Community, ritual and shared experience

Finding ‘Higher Ground’

Performances at the DeBartolo Performing Arts Center by Ronald K. Brown’s New York-based Evidence contemporary dance ensemble on Jan. 22-24 will include opportunities for community engagement and connections to the Martin Luther King Jr. holiday to promote understanding and unity.

Community members “from ages 8 to 80” are invited to audition for a chance to perform with the ensemble in “On Earth Together,” which uses the music of Stevie Wonder. Walk-in auditions start at 6 p.m. Jan. 14. No dance training or experience is required.

After the Jan. 23 performance, Community, ritual and shared experience dancers from Indiana University South Bend, led by Kelly Morgan, and community drummers led by longtime teacher and performer James Riley will offer an additional celebration called “Higher Ground.”

The events are the culmination of a focus on community relations that started in November with performances of “In the Heat of the Night” by the L.A. Theatre Works, says Leigh Hayden, the performing arts center’s director of external relations.

“We used that as a launching point to get people to start thinking about how we can come together as a community and give people the chance to express what their thoughts are on how we can achieve what we call Higher Ground,” she says. “How do people from different racial, cultural and ethnic backgrounds come together and work for a solution?”

The project includes multimedia displays and sticky notes on a whiteboard where theatergoers jot their own thoughts, hopes and dreams, Hayden says. A version of the board will be in a booth at the community King Day Celebration at South Bend’s Century Center.

The initiative has gained heightened relevance in the face of recent nationwide racial tensions over the killing of African-Americans by white police officers, she says, referring to King’s “something is happening” line in his “I’ve Been to the Mountaintop” speech.

“This is also a time when something is happening in our community, something is happening in our society,” Hayden says. “How can we use the art that’s presented here to open dialogue, to have people think of the content, when it is thoughtful content and relevant, not just entertainment, and bring people into conversations who normally wouldn’t participate? Art is relevant. Art does have power. That’s one of the things we’re trying to get across. Art has power. It has power to move things forward.”

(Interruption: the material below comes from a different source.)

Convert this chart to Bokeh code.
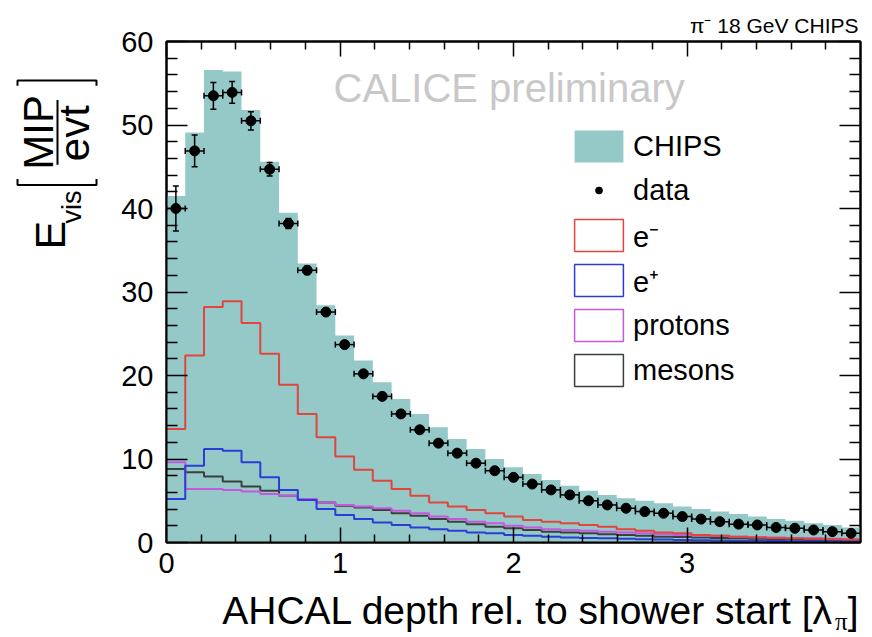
import numpy as np
from bokeh.plotting import figure
from bokeh.layouts import column, row
from bokeh.models import (Range1d, FixedTicker, LinearAxis, Label, Legend, LegendItem,
                          CustomJSTickFormatter)
from bokeh.core.properties import value
from bokeh.embed import file_html
from bokeh.resources import INLINE

# ---------------------------------------------------------------------------
# Longitudinal shower profile, pi- 18 GeV, 37 layers between 0 and 4 lambda_pi
# ---------------------------------------------------------------------------
x_lo, x_hi, n_bins = 0.0, 4.0, 37

chips = [41.5, 49.1, 56.6, 56.4, 51.8, 45.6, 39.5, 33.4, 28.4, 24.8,
         21.8, 19.2, 17.2, 15.4, 13.8, 12.4, 11.2, 10.0, 9.0, 8.2,
         7.5, 6.8, 6.2, 5.7, 5.3, 5.0, 4.7, 4.3, 4.0, 3.7,
         3.4, 3.1, 2.8, 2.6, 2.3, 2.1, 1.8]

data_vals = [40.0, 46.9, 53.5, 53.9, 50.5, 44.7, 38.2, 32.6, 27.6, 23.7,
             20.2, 17.5, 15.4, 13.5, 11.9, 10.7, 9.5, 8.6, 7.8, 7.0,
             6.3, 5.7, 5.0, 4.5, 4.1, 3.7, 3.5, 3.1, 2.8, 2.5,
             2.2, 2.1, 1.8, 1.7, 1.5, 1.3, 1.1]

data_errs = [2.7, 1.9, 1.6, 1.3, 1.1, 0.8, 0.6, 0.5, 0.4, 0.35,
             0.3, 0.3, 0.25, 0.25, 0.2, 0.2, 0.2, 0.2, 0.15, 0.15,
             0.15, 0.15, 0.15, 0.1, 0.1, 0.1, 0.1, 0.1, 0.1, 0.1,
             0.1, 0.1, 0.1, 0.1, 0.1, 0.1, 0.1]

e_minus = [13.6, 22.4, 28.2, 28.9, 26.3, 22.6, 18.9, 15.4, 12.6, 10.3,
           8.7, 7.4, 6.4, 5.6, 4.8, 4.3, 3.9, 3.5, 3.1, 2.7,
           2.5, 2.3, 2.1, 1.9, 1.6, 1.4, 1.2, 1.1, 0.9, 0.8,
           0.7, 0.6, 0.55, 0.5, 0.45, 0.4, 0.35]

e_plus = [5.2, 9.2, 11.2, 11.0, 9.6, 7.8, 6.3, 5.1, 4.0, 3.3,
          2.8, 2.4, 2.1, 1.8, 1.6, 1.4, 1.2, 1.1, 0.9, 0.8,
          0.7, 0.6, 0.55, 0.5, 0.45, 0.4, 0.35, 0.3, 0.28, 0.25,
          0.22, 0.2, 0.18, 0.16, 0.14, 0.12, 0.1]

protons = [9.6, 6.4, 6.4, 6.3, 6.1, 5.8, 5.6, 5.2, 4.8, 4.5,
           4.3, 4.1, 3.8, 3.5, 3.1, 2.8, 2.5, 2.3, 2.0, 1.8,
           1.6, 1.5, 1.4, 1.3, 1.2, 1.1, 1.0, 0.9, 0.85, 0.8,
           0.7, 0.65, 0.6, 0.55, 0.5, 0.45, 0.4]

mesons = [8.8, 8.4, 7.9, 7.3, 6.7, 6.2, 5.6, 5.2, 4.8, 4.4,
          4.2, 3.9, 3.5, 3.2, 2.8, 2.5, 2.2, 1.9, 1.7, 1.5,
          1.3, 1.2, 1.1, 1.0, 0.9, 0.8, 0.7, 0.65, 0.6, 0.55,
          0.5, 0.45, 0.4, 0.35, 0.3, 0.28, 0.25]

x_major = [0, 1, 2, 3]
x_labels = {0: "0", 1: "1", 2: "2", 3: "3"}
y_major = [0, 10, 20, 30, 40, 50, 60]

TEAL = "#94c9c8"
RED = "#e0463e"
BLUE = "#2a3ed6"
MAGENTA = "#c658e0"
GREY = "#3a403c"
FONT = "Liberation Sans"
MID = 0.35          # distance from baseline to the middle of the text box, in em

edges = np.linspace(x_lo, x_hi, n_bins + 1)
centers = 0.5 * (edges[:-1] + edges[1:])
half = 0.5 * (edges[1] - edges[0])


def closed(vals):
    return list(vals) + [vals[-1]]


# page layout (pixels): y-title column on the left, x-title strip at the
# bottom, main plot (with the run description as its title) on the right
W, H = 872, 637
BOT_H, LEFT_W = 47, 110
MID_H = H - BOT_H
FL, FR, FT, FB = 166, 860, 41, 542          # frame edges on the page

p = figure(width=W - LEFT_W, height=MID_H, x_range=Range1d(x_lo, x_hi), y_range=Range1d(0, 60),
           output_backend="svg", toolbar_location=None,
           min_border_left=FL - LEFT_W, min_border_right=W - FR,
           min_border_top=FT, min_border_bottom=MID_H - FB)
p.background_fill_color = "white"
p.border_fill_color = "white"
p.grid.visible = False
p.outline_line_color = "black"
p.outline_line_width = 2

# run description above the frame, right aligned
p.title.text = "\u03c0\u207b 18 GeV CHIPS"
p.title.align = "right"
p.title.text_font = FONT
p.title.text_font_size = "21px"
p.title.text_font_style = "normal"
p.title.text_color = "black"
p.title.standoff = 9
p.title.offset = 2

x_ticker = FixedTicker(ticks=x_major,
                       minor_ticks=[round(0.2 * i, 1) for i in range(21) if i % 5])
y_ticker = FixedTicker(ticks=y_major, minor_ticks=[v for v in range(0, 61, 2) if v % 10])


def style_axis(ax, ticker, tin, tmin, labels=True):
    ax.ticker = ticker
    ax.axis_line_color = "black"
    ax.axis_line_width = 2
    ax.major_tick_line_color = "black"
    ax.major_tick_line_width = 1.5
    ax.minor_tick_line_color = "black"
    ax.minor_tick_line_width = 1.5
    ax.major_tick_in = tin
    ax.major_tick_out = 0
    ax.minor_tick_in = tmin
    ax.minor_tick_out = 0
    ax.major_label_text_font = FONT
    ax.major_label_text_font_size = "29px"
    ax.major_label_text_color = "black"
    if not labels:
        ax.formatter = CustomJSTickFormatter(code="return ''")
        ax.major_label_standoff = 0


style_axis(p.xaxis[0], x_ticker, 15, 8)
p.xaxis[0].major_label_overrides = x_labels
p.xaxis[0].major_label_standoff = 10
style_axis(p.yaxis[0], y_ticker, 21, 11)
p.yaxis[0].major_label_standoff = 13

top_ax = LinearAxis()
style_axis(top_ax, x_ticker, 15, 8, labels=False)
p.add_layout(top_ax, "above")
right_ax = LinearAxis()
style_axis(right_ax, y_ticker, 21, 11, labels=False)
p.add_layout(right_ax, "right")

# CHIPS simulation as filled histogram
p.varea_step(x=edges, y1=np.zeros(n_bins + 1), y2=closed(chips), step_mode="after",
             fill_color=TEAL)

# particle-type contributions as outlined histograms
for vals, col in [(mesons, GREY), (protons, MAGENTA), (e_plus, BLUE), (e_minus, RED)]:
    p.step(x=edges, y=closed(vals), mode="after", line_color=col, line_width=2)

# legend swatches: degenerate boxes at the origin, hidden under the axes
sw_chips = p.quad(left=[x_lo], right=[x_lo], top=[0], bottom=[0],
                  fill_color=TEAL, line_color=None)
sw_lines = []
for col in [RED, BLUE, MAGENTA, GREY]:
    sw_lines.append(p.quad(left=[x_lo], right=[x_lo], top=[0], bottom=[0],
                           fill_color=None, line_color=col, line_width=1.5))
sw_data = p.scatter(x=[centers[0]], y=[data_vals[0]], size=7,
                    fill_color="black", line_color="black")

# data points with error bars
dv = np.array(data_vals)
de = np.array(data_errs)
p.segment(x0=centers - half, y0=dv, x1=centers + half, y1=dv, line_color="black", line_width=1.5)
p.segment(x0=centers, y0=dv - de, x1=centers, y1=dv + de, line_color="black", line_width=1.5)
p.scatter(x=np.concatenate([centers - half, centers + half]), y=np.concatenate([dv, dv]),
          marker="dash", angle=np.pi / 2, size=6, line_color="black", line_width=1.5)
p.scatter(x=np.concatenate([centers, centers]), y=np.concatenate([dv - de, dv + de]),
          marker="dash", size=6, line_color="black", line_width=1.5)
p.scatter(x=centers, y=dv, size=10, fill_color="black", line_color="black")


def make_legend(items, loc, gw, gh, standoff):
    lg = Legend(items=items, location=loc, glyph_width=gw, glyph_height=gh,
                label_standoff=standoff, spacing=5, padding=0, margin=0,
                border_line_color=None, background_fill_alpha=0,
                label_text_font=FONT, label_text_font_size="29px",
                label_text_color="black")
    p.add_layout(lg)


make_legend([LegendItem(label="CHIPS", renderers=[sw_chips])], (402, 376), 61, 40, 4)
make_legend([LegendItem(label="data", renderers=[sw_data])], (424, 332), 17, 40, 26)
make_legend([LegendItem(label="e\u207b", renderers=[sw_lines[0]]),
             LegendItem(label="e\u207a", renderers=[sw_lines[1]]),
             LegendItem(label="protons", renderers=[sw_lines[2]]),
             LegendItem(label="mesons", renderers=[sw_lines[3]])], (402, 152), 61, 40, 4)

# preliminary tag inside the frame (baseline at page y = 101)
p.add_layout(Label(x=333 - FL, y=FB - (101 - MID * 40), x_units="screen", y_units="screen",
                   text="CALICE preliminary", text_font=FONT, text_font_size="40px",
                   text_color="#c8c8c8", text_baseline="middle"))


def strip(w, h):
    f = figure(width=w, height=h, x_range=Range1d(0, w), y_range=Range1d(0, h),
               x_axis_type=None, y_axis_type=None, output_backend="svg",
               toolbar_location=None, min_border=0)
    f.outline_line_color = None
    f.grid.visible = False
    f.background_fill_color = "white"
    f.border_fill_color = "white"
    return f


def put(f, y0, text, cx, cy, size, align="left", font=FONT):
    """Horizontal text whose baseline sits at page position (cx, cy)."""
    f.text(x=[cx], y=[y0 - (cy - MID * size)], text=[text], text_align=align,
           text_baseline="middle", text_font=value(font),
           text_font_size=value(f"{size}px"), text_color="black")


def put_up(f, y0, text, bx, cy, size):
    """Text rotated to read upwards: baseline at page x = bx, centred on page y = cy."""
    f.text(x=[bx - MID * size], y=[y0 - cy], text=[text], angle=np.pi / 2,
           text_align="center", text_baseline="middle", text_font=value(FONT),
           text_font_size=value(f"{size}px"), text_color="black")


# bottom strip: x-axis title with subscripted lambda_pi
bot = strip(W, BOT_H)
put(bot, H, "]", 858, 624, 39, align="right")
put(bot, H, "\u03c0", 847, 630, 25, align="right", font="Liberation Serif")
put(bot, H, "AHCAL depth rel. to shower start [\u03bb", 833, 624, 39, align="right")

# left column: rotated y-axis title  E_vis [MIP / evt]
left = strip(LEFT_W, MID_H)
y_base = MID_H
put_up(left, y_base, "E", 65, 228, 43)
put_up(left, y_base, "vis", 81, 195, 27)
put_up(left, y_base, "MIP", 53, 107, 42)
put_up(left, y_base, "evt", 89, 108, 42)
for xs, ys in [([57, 57], [69, 145]),
               ([17, 17, 96, 96], [162, 169, 169, 162]),
               ([17, 17, 96, 96], [52, 46, 46, 52])]:
    left.line(x=xs, y=[y_base - v for v in ys], line_color="black", line_width=2)

layout = column(row(left, p), bot)
open("out.html", "w").write(file_html(layout, INLINE))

Anna Thompson, executive director of the performing arts center, says Brown’s uplifting, often spiritual approach invites audiences to enjoy while prodding them to think without shame.

“You have to pull them in and keep them there,” she says. “Ron has a loving way of doing that. “If we can open the dialogue, people can have the conversation. The arts allow us to look at things differently, more objectively than when we experience it personally. We have to find the common ground. We are all on this planet together.”